On the other hand, Holmes does not recognize in his essay that assertions from geometry have a basis different in nature from ordinary assertions. Geometric assertions follow logically from a small set of axioms. If you accept the axioms, and you accept the rules of logic, and you accept the validity with those rules have been used in the demonstration of a geometric assertion, then you should accept the assertion as credible.

That is but an example of a more general fact -- not all processes for the validation of an assertion are equally credible. Assertions made by scientists, when they are grounded in controlled observations that have been replicated, and supported by well established bodies of theory, and subjected to peer review, are more credible than most assertions. Assertions made in social media by individuals unknown to you, and which you can not find supported in other places and media, are obviously less credible than most assertions made to you in their professional roles by your teachers, your doctors, or your lawyers.

Holmes' follow-up to the last quote is:
Not that one’s belief or love does not remain. Not that we would not fight and die for it if important—we all, whether we know it or not, are fighting to make the kind of a world that we should like—but that we have learned to recognize that others will fight and die to make a different world, with equal sincerity or belief. Deep-seated preferences cannot be argued about—you cannot argue a man into liking a glass of beer—and therefore, when differences are sufficiently far reaching, we try to kill the other man rather than let him have his way. But that is perfectly consistent with admitting that, so far as appears, his grounds are just as good as ours.
A thought worth remembering!

Holmes was reading about natural law as part of the discussion he was having with others about freedom of speech. The first amendment to the U.S. constitution prohibits laws restricting freedom of speech, yet it is clear that some such laws are permissible. A government clearly is going to prohibit someone disclosing military secrets to the enemy thereby endangering the nation or its military. Holmes, as a Supreme Court Justice in World War I was clearly going to have to face cases involving such restrictions on speech, but he would also face cases that otherwise dealt with the freedom of speech.

Government laws penalize libel and slander -- there is no right to spread false stories about others; however truth is an absolute defense to libel and slander. So the question arises in law as to whether a spoken or written statement is true or not. Some such questions are easily resolved. A said B had a criminal record, and A produces public reports of B's convictions of several crimes.
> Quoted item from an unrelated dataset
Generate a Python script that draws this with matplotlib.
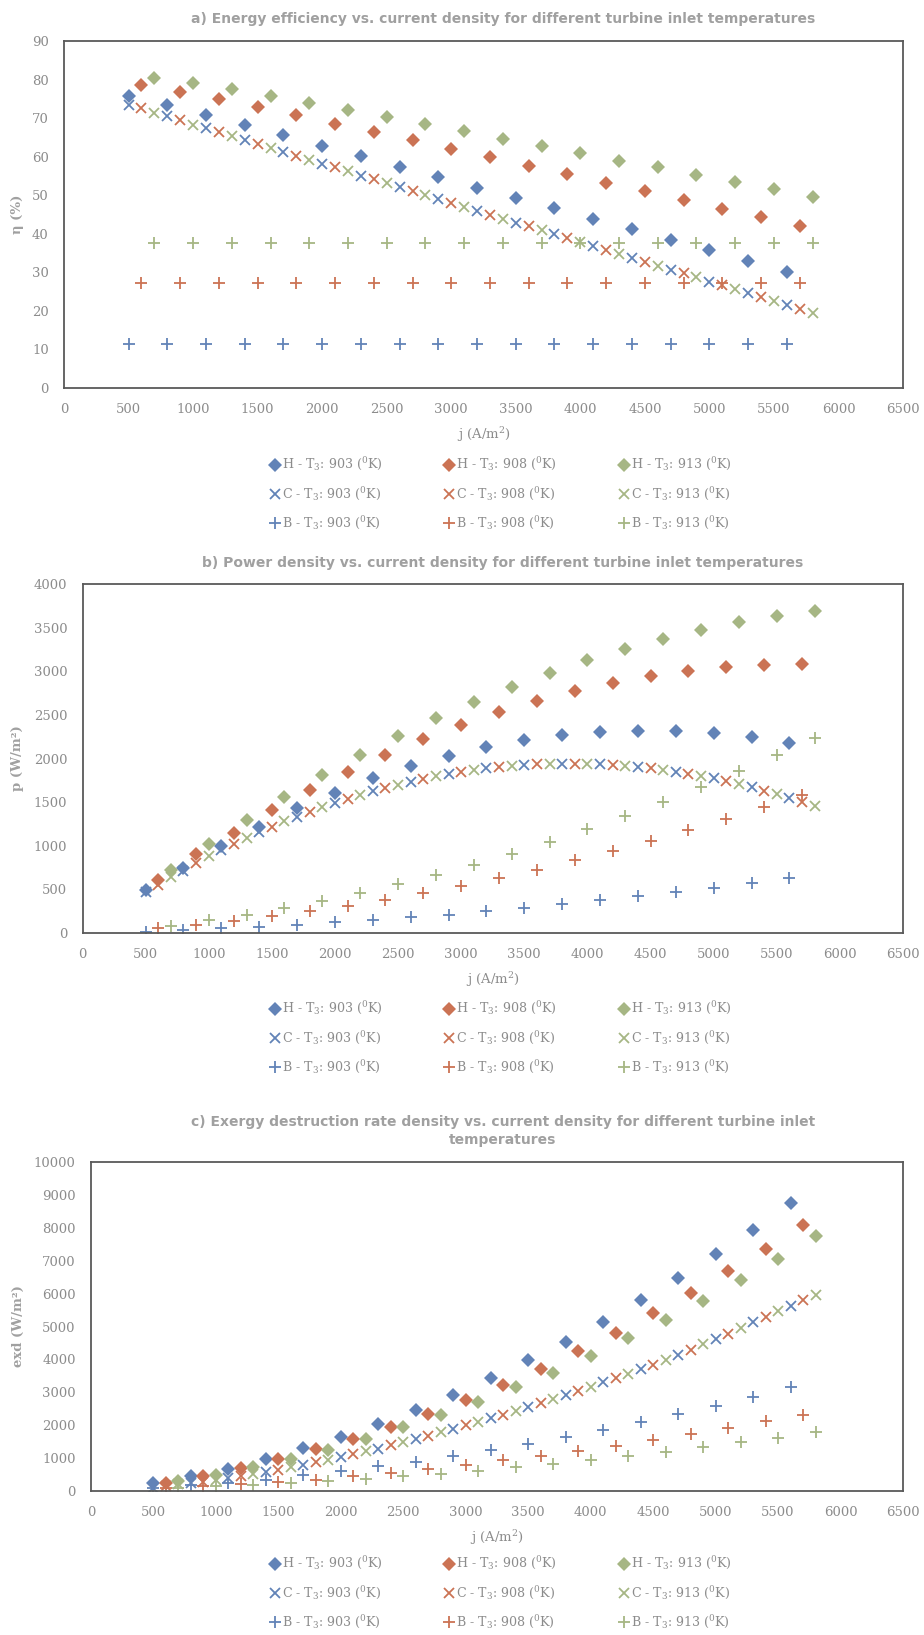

Today we are seeing the results of yesterday's elections. The fundamental question before the country was whether a Republican or a Democratic majority in the Senate would be better for the nation; whether it would be better to elect Democrats or Republicans in the Senate races. We will not easily achieve consensus on those, but the majority of voters will select an option for the country. In the long run, perhaps decisions are made: we no longer have Federalists nor Antifederalists, Whigs nor Know Nothings (and the Democrats and Republicans are not what they once were).

On lesser issues, perhaps it is possible to come to consensus: did the economy develop better under George Bush or Barack Obama? Were the wars in Iraq and/or Afghanistan good wars? How best should the government act to promote health of the public? In these areas some credible statements can be adduced from statistics.

The problem may be to achieve information literacy in the public, so that its members may have somewhat more comparable views as to which statements are credible. Perhaps too, we will have to find ways to achieve more rational debate, in which people discuss ideas and data. Certainly, I feel we should reduce the noise introduced in the process by big money financing political advertising that ignores the truth value of claims in favor of their political impact.